>> Start Input for this task
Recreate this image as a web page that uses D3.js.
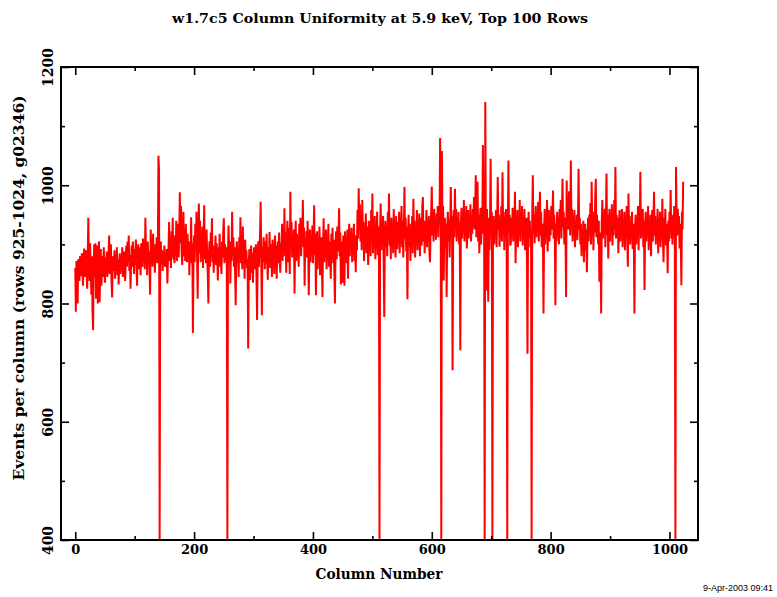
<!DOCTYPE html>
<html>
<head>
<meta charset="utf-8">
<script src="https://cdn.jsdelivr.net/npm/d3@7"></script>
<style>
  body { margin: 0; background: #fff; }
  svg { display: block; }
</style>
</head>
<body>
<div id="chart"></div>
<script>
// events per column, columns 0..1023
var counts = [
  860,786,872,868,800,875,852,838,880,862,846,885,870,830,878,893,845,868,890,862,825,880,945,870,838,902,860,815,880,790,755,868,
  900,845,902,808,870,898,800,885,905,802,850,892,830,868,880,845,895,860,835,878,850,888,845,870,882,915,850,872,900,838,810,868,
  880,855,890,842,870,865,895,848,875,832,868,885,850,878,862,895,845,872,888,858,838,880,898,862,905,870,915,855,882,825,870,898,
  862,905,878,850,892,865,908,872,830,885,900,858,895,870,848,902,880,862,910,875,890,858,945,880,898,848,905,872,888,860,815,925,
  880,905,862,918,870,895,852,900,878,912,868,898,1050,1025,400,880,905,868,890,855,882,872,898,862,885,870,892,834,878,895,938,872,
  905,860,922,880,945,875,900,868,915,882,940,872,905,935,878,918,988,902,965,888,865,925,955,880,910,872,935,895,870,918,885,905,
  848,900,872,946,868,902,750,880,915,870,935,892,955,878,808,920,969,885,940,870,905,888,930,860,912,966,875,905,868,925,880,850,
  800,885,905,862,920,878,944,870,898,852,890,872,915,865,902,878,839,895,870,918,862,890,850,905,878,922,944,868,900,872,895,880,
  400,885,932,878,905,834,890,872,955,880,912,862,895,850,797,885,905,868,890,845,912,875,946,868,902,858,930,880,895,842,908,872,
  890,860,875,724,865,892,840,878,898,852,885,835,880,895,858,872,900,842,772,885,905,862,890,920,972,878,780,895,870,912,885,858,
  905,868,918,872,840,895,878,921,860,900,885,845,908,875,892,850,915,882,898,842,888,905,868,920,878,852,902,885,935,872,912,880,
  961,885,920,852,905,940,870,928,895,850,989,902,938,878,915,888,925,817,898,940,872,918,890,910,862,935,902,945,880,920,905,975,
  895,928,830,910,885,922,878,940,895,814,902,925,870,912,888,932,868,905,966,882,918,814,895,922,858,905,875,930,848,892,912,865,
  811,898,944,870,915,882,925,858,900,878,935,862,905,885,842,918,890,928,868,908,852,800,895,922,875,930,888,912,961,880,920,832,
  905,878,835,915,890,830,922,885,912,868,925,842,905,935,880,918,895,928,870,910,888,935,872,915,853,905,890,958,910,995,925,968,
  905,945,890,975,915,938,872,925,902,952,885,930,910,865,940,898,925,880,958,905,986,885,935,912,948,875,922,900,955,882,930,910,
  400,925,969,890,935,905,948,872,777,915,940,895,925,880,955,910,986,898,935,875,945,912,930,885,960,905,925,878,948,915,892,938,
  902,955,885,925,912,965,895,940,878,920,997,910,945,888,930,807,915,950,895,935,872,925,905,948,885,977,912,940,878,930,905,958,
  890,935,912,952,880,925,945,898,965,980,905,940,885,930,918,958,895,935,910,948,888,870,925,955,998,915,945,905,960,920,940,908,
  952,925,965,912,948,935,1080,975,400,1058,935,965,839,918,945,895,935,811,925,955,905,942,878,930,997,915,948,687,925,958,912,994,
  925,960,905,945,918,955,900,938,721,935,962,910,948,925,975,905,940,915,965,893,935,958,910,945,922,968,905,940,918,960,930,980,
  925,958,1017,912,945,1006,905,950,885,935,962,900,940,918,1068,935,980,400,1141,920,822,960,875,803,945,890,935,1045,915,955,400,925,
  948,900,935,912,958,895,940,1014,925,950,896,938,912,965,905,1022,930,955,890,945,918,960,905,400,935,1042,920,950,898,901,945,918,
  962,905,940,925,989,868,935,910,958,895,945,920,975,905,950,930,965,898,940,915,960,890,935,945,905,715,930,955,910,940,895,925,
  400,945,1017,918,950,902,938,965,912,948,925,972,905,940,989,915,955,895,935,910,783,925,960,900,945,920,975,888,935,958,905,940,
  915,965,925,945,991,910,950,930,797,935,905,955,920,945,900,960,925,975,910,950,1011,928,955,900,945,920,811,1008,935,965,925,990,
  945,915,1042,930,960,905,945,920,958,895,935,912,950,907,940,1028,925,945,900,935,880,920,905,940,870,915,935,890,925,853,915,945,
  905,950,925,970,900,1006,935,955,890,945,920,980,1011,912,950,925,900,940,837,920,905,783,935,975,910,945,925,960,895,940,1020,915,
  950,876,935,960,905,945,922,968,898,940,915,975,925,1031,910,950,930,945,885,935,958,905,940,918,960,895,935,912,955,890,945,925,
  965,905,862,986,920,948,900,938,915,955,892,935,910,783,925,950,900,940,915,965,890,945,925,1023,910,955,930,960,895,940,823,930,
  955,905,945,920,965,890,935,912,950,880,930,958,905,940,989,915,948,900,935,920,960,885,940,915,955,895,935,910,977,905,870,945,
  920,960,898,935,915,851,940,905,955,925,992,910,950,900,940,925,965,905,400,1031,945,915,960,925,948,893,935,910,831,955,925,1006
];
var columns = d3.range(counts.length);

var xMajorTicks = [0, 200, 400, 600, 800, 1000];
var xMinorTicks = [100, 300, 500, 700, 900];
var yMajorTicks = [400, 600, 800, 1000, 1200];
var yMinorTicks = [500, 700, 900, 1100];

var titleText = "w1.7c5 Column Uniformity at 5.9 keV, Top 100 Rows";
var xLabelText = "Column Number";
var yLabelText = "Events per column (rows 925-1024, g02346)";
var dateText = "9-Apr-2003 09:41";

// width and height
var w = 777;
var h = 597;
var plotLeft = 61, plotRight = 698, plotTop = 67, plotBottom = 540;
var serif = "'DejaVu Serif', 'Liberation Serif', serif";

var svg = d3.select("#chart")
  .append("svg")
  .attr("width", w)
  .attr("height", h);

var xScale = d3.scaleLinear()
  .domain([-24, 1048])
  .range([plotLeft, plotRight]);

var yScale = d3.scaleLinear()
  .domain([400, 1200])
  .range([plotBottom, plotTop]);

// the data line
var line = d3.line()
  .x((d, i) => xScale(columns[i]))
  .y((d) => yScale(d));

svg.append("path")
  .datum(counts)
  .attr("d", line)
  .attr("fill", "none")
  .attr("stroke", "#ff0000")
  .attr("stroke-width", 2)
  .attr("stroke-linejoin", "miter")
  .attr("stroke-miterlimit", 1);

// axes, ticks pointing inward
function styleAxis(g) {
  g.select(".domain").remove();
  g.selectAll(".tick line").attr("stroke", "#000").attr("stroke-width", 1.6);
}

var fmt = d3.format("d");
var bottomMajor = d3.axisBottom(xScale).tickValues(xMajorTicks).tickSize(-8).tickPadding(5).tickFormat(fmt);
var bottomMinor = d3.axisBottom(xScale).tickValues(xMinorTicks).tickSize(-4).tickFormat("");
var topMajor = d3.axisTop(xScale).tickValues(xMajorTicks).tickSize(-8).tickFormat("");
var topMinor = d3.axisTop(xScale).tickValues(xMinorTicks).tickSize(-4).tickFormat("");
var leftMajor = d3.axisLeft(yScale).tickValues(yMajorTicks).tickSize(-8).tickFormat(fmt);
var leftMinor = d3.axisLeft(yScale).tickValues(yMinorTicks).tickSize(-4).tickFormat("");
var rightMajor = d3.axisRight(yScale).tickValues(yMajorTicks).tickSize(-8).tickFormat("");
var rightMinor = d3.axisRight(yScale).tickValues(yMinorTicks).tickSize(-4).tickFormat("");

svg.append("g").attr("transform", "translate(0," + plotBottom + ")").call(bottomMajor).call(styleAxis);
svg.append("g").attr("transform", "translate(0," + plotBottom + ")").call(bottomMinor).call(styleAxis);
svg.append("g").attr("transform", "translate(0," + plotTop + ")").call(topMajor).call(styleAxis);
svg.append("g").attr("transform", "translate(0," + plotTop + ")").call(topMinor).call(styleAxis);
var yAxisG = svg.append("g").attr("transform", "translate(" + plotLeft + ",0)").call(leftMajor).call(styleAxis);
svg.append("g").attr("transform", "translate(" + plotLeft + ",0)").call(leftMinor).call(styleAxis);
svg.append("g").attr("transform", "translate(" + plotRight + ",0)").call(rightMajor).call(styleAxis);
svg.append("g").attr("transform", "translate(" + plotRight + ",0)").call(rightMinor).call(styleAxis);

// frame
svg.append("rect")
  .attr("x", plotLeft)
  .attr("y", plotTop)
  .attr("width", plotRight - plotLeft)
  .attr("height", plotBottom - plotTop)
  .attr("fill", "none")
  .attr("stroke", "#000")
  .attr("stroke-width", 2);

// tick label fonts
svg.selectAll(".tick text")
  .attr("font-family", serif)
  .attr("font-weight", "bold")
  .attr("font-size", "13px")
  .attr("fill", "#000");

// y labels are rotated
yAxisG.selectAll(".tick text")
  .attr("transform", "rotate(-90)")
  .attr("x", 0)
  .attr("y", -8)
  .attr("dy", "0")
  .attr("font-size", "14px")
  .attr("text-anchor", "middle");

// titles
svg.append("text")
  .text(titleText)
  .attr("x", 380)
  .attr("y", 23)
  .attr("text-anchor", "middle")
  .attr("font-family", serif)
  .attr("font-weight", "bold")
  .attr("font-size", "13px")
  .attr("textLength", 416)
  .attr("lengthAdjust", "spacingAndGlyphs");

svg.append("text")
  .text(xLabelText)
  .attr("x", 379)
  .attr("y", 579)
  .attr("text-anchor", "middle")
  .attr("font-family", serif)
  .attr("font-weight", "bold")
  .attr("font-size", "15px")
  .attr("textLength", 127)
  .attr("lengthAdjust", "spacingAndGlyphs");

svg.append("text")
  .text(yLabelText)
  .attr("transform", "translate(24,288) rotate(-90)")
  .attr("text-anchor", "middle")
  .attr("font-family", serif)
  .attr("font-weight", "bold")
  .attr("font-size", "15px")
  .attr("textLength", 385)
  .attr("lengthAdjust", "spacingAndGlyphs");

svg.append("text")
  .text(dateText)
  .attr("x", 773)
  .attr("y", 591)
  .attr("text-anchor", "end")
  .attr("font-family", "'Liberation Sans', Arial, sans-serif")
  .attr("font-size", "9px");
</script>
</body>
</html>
>> End Input for this task
>> Start Input for this task
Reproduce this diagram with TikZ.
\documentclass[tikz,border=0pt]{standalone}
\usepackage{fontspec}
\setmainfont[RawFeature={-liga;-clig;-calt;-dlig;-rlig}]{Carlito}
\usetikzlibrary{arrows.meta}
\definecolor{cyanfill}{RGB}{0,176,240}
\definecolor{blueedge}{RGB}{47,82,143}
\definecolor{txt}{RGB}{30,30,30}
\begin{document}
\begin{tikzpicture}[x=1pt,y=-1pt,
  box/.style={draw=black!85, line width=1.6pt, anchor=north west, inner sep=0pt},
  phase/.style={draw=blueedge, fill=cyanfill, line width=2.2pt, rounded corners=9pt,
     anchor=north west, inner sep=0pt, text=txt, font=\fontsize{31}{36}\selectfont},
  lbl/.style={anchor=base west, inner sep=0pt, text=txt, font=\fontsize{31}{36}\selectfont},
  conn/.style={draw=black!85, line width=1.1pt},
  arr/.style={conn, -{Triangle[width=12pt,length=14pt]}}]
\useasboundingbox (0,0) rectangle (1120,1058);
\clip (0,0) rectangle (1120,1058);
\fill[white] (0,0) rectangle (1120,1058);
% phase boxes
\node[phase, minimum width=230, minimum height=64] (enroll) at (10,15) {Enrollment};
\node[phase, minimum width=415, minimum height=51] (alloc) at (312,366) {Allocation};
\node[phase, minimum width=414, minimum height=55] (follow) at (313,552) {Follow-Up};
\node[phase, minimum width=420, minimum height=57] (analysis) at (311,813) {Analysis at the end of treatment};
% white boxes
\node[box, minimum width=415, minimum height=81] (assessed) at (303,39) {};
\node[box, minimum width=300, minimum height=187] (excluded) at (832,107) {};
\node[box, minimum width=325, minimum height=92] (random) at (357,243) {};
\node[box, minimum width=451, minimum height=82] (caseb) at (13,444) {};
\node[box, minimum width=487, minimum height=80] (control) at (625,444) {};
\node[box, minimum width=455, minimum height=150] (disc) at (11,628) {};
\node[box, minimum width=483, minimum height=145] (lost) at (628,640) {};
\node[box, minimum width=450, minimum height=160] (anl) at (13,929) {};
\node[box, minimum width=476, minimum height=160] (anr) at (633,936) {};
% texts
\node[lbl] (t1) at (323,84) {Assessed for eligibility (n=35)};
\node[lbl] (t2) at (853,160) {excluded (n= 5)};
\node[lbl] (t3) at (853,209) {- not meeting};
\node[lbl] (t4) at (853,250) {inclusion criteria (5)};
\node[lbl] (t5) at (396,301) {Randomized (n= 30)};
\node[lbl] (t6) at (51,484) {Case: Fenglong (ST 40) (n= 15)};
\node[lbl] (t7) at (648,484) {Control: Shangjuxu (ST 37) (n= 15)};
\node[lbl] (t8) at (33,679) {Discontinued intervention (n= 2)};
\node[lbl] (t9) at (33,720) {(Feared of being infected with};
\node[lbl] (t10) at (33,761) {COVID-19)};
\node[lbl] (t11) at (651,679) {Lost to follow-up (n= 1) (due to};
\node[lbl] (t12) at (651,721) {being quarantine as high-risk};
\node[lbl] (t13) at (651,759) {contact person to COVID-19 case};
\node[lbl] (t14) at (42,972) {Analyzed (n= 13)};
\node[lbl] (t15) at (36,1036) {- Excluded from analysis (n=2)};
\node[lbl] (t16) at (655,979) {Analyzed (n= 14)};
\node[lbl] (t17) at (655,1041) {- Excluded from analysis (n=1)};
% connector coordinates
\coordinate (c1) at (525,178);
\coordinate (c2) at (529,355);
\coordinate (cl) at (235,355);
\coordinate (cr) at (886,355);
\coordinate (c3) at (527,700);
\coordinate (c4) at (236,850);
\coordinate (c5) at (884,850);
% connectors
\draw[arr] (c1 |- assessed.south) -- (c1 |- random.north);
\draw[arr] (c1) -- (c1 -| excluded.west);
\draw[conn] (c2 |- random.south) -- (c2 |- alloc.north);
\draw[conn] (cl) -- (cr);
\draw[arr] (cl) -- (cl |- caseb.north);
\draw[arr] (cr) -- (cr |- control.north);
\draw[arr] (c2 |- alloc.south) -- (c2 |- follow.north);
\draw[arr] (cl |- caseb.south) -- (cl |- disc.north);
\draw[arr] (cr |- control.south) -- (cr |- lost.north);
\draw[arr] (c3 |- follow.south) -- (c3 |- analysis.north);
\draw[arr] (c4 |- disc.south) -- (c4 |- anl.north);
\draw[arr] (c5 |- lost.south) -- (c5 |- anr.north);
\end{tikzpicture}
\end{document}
>> End Input for this task
>> Start Input for this task
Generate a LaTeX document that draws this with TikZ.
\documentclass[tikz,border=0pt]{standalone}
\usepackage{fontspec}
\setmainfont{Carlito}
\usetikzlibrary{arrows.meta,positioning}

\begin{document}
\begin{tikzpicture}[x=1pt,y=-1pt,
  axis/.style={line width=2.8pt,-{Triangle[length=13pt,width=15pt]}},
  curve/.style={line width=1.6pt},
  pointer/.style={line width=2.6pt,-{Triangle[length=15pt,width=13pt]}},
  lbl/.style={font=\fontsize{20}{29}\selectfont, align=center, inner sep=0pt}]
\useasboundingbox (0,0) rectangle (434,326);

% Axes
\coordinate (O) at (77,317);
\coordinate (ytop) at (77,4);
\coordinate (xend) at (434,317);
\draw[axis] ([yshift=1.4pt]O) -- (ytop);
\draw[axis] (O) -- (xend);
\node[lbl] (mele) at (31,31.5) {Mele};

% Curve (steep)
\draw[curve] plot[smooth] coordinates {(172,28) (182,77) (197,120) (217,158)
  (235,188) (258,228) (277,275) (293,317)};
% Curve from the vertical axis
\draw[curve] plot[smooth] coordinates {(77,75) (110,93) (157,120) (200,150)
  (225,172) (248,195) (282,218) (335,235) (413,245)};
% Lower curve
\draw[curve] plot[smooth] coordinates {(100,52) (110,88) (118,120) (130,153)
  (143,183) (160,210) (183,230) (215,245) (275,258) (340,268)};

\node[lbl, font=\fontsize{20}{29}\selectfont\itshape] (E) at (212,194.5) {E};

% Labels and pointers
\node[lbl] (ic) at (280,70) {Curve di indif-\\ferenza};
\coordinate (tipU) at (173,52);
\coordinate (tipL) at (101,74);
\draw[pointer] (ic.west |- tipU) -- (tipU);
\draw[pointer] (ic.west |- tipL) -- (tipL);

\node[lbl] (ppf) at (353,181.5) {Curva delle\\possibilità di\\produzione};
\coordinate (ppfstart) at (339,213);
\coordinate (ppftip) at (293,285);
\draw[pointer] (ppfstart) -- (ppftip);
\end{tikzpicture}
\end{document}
>> End Input for this task
■ **Exercise instructions**: Tell how many lines in the material above include the word "with", giving the number only.

■ **Answer to this problem**: 3